Placing the bed adjacent to the door can make the space feel cramped and incomplete. The guiding principle of feng shui revolves around creating harmony and balance within the room, and the bed positioning is the anchor that establishes this. If you place your bed in another part of the room, it can throw off the atmosphere and leave your space feeling out of focus and in a state of anxious energy.

Colorblock any colors together

Color coordination doesn't only pertain to the inside of a house."Extreme Makeover: Home Edition" has tackled plenty of exterior transformations, but sometimes the color combinations don't really work. In one episode, featuring the Grys family in Illinois, Ty Pennington and his team remodeled the property to add accessibility features for a young boy in the home.

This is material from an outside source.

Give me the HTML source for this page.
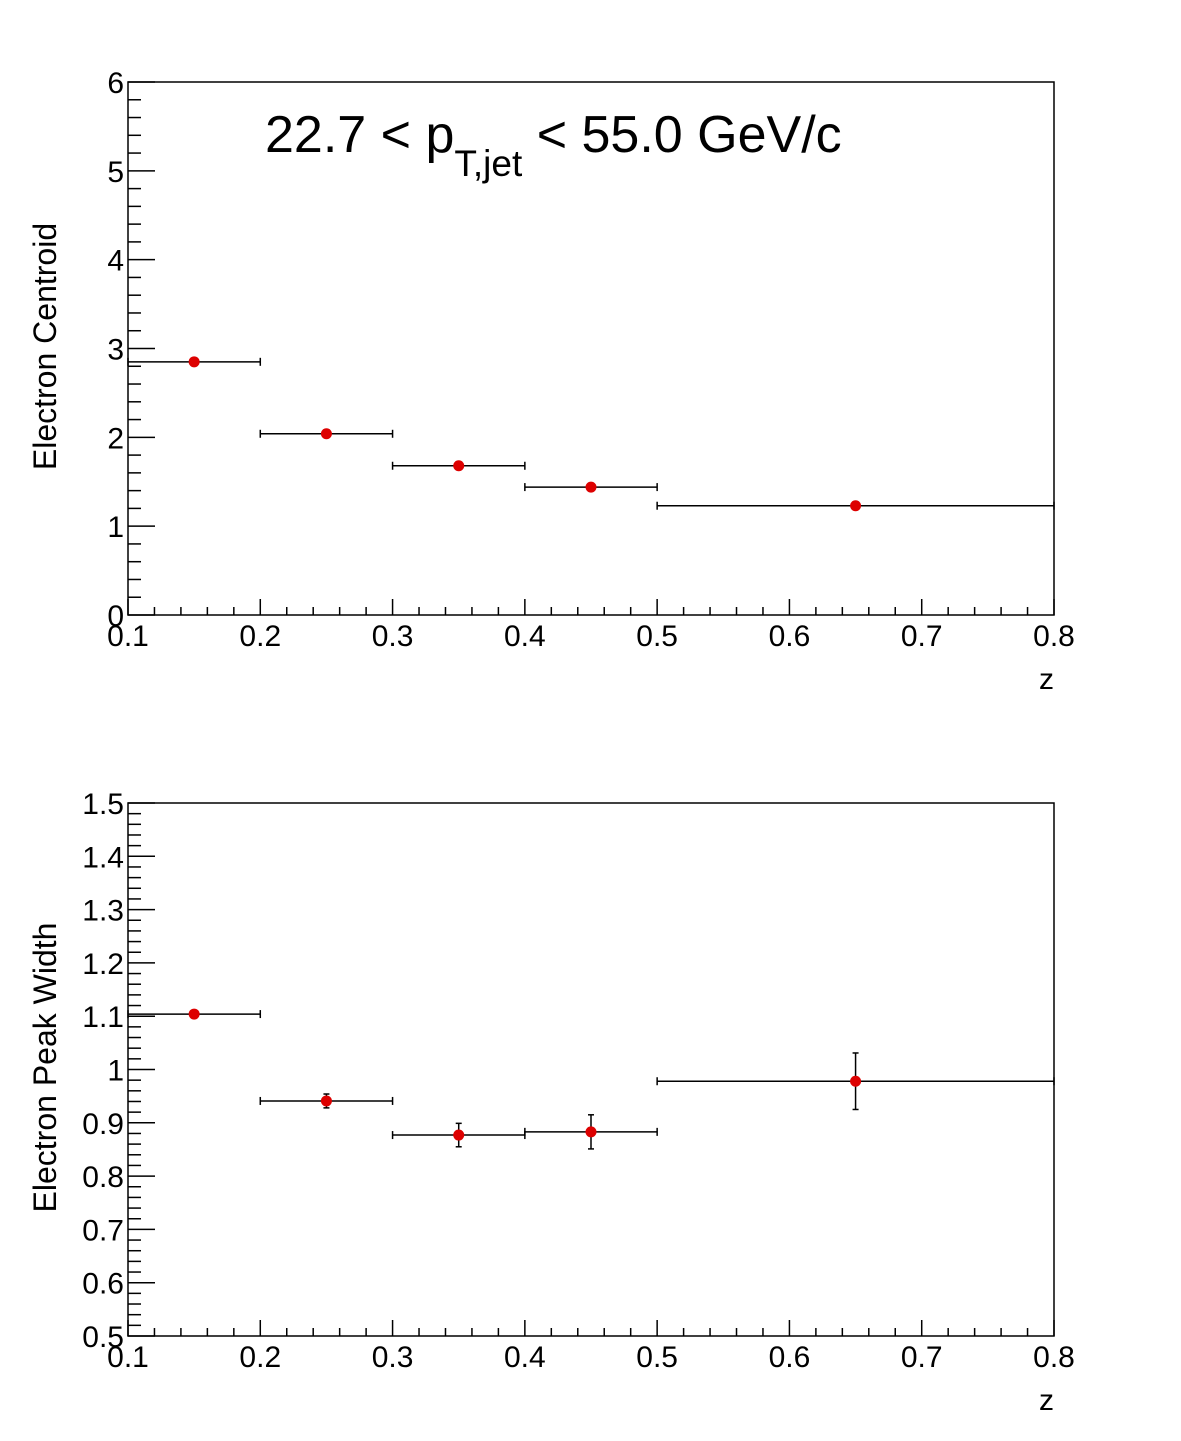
<!DOCTYPE html>
<html><head><meta charset="utf-8"><style>
body{margin:0;background:#fff;}
svg{display:block;font-family:"Liberation Sans",Arial,sans-serif;}
</style></head><body>
<svg id="c" width="1181" height="1441" viewBox="0 0 1181 1441" xmlns="http://www.w3.org/2000/svg">
<rect width="1181" height="1441" fill="#fff"/>
<text x="265" y="152" font-size="52">22.7 &lt; p<tspan font-size="37" dy="24">T,jet</tspan><tspan dy="-24"> &lt; 55.0 GeV/c</tspan></text>
<g id="top"></g>
<g id="bot"></g>
</svg>
<script>
const binLow = [0.1, 0.2, 0.3, 0.4, 0.5];
const binHigh = [0.2, 0.3, 0.4, 0.5, 0.8];
const binCenter = [0.15, 0.25, 0.35, 0.45, 0.65];
const centroidValues = [2.85, 2.04, 1.68, 1.44, 1.23];
const centroidErrors = [0.005, 0.005, 0.005, 0.005, 0.005];
const widthValues = [1.104, 0.941, 0.877, 0.883, 0.978];
const widthErrors = [0.004, 0.013, 0.022, 0.032, 0.053];
const xTickLabels = ["0.1","0.2","0.3","0.4","0.5","0.6","0.7","0.8"];
const topYTickLabels = ["0","1","2","3","4","5","6"];
const botYTickLabels = ["0.5","0.6","0.7","0.8","0.9","1","1.1","1.2","1.3","1.4","1.5"];

const NS="http://www.w3.org/2000/svg";
function mk(tag,attrs,parent){const e=document.createElementNS(NS,tag);for(const k in attrs)e.setAttribute(k,attrs[k]);parent.appendChild(e);return e;}

function drawPanel(g, top, bottom, ymin, ymax, yMajor, ySub, yLabels, vals, errs, ytitle, prefix){
  const L=128,R=1054,xmin=0.1,xmax=0.8;
  const X=v=>L+(v-xmin)/(xmax-xmin)*(R-L);
  const Y=v=>bottom-(v-ymin)/(ymax-ymin)*(bottom-top);
  const fr=mk('rect',{x:L,y:top,width:R-L,height:bottom-top,fill:'none',stroke:'#000','stroke-width':1.5},g);
  
  
  for(let i=0;i<=35;i++){
    const v=xmin+i*0.02, x=X(v), maj=i%5===0;
    const t=mk('line',{x1:x,x2:x,y1:bottom,y2:bottom-(maj?16:8),stroke:'#000','stroke-width':1.5},g);
    
    
  }
  xTickLabels.forEach((s,i)=>{
    const t=mk('text',{x:X(parseFloat(s)),y:bottom+31,'font-size':30,'text-anchor':'middle'},g);
    t.textContent=s;
    
    
  });
  const xt=mk('text',{x:1054,y:bottom+74,'font-size':30,'text-anchor':'end'},g);
  xt.textContent='z';
  
  
  const nMaj=yLabels.length-1;
  for(let i=0;i<=nMaj*ySub;i++){
    const v=ymin+i*yMajor/ySub, y=Y(v), maj=i%ySub===0;
    const t=mk('line',{x1:L,x2:L+(maj?27:13),y1:y,y2:y,stroke:'#000','stroke-width':1.5},g);
    
    
  }
  yLabels.forEach(s=>{
    const t=mk('text',{x:L-4,y:Y(parseFloat(s))+11,'font-size':30,'text-anchor':'end'},g);
    t.textContent=s;
    
    
  });
  const cy=(top+bottom)/2;
  const yt=mk('text',{x:0,y:0,'font-size':32,'text-anchor':'middle',transform:`translate(56,${cy-2}) rotate(-90)`},g);
  yt.textContent=ytitle;
  
  
  vals.forEach((v,i)=>{
    const y=Y(v), xl=X(binLow[i]), xh=X(binHigh[i]), xc=X(binCenter[i]);
    const hb=mk('line',{x1:xl,x2:xh,y1:y,y2:y,stroke:'#000','stroke-width':1.5},g);
    
    
    [xl,xh].forEach(x=>{
      const c=mk('line',{x1:x,x2:x,y1:y-4,y2:y+4,stroke:'#000','stroke-width':1.5},g);
      
      
    });
    const y1=Y(v+errs[i]), y2=Y(v-errs[i]);
    const vb=mk('line',{x1:xc,x2:xc,y1:y1,y2:y2,stroke:'#000','stroke-width':1.5},g);
    
    
    [y1,y2].forEach(yy=>{
      const c=mk('line',{x1:xc-3,x2:xc+3,y1:yy,y2:yy,stroke:'#000','stroke-width':1.5},g);
      
      
    });
    const p=mk('circle',{cx:xc,cy:y,r:5.5,fill:'#dd0000'},g);
    
    
  });
}
drawPanel(document.getElementById('top'),82,615,0,6,1,5,topYTickLabels,centroidValues,centroidErrors,'Electron Centroid','top');
drawPanel(document.getElementById('bot'),803,1336,0.5,1.5,0.1,5,botYTickLabels,widthValues,widthErrors,'Electron Peak Width','bottom');
</script>
</body></html>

In the process of the build, they tackled the exterior façade.

The team installed bright orange siding along the uppermost part of the property, which was colorblocked with gray siding and contrasting stone blocks. This created an odd imbalance in the color and texture of the home, leaving a passerby to perhaps wonder what the designer (or homeowner) was thinking. A simpler façade — specifically with the color selections made by the design team — would have created a more timeless design. The combination of brick and long, horizontal siding plays well together, but doesn't quite hit the mark with the chosen colors.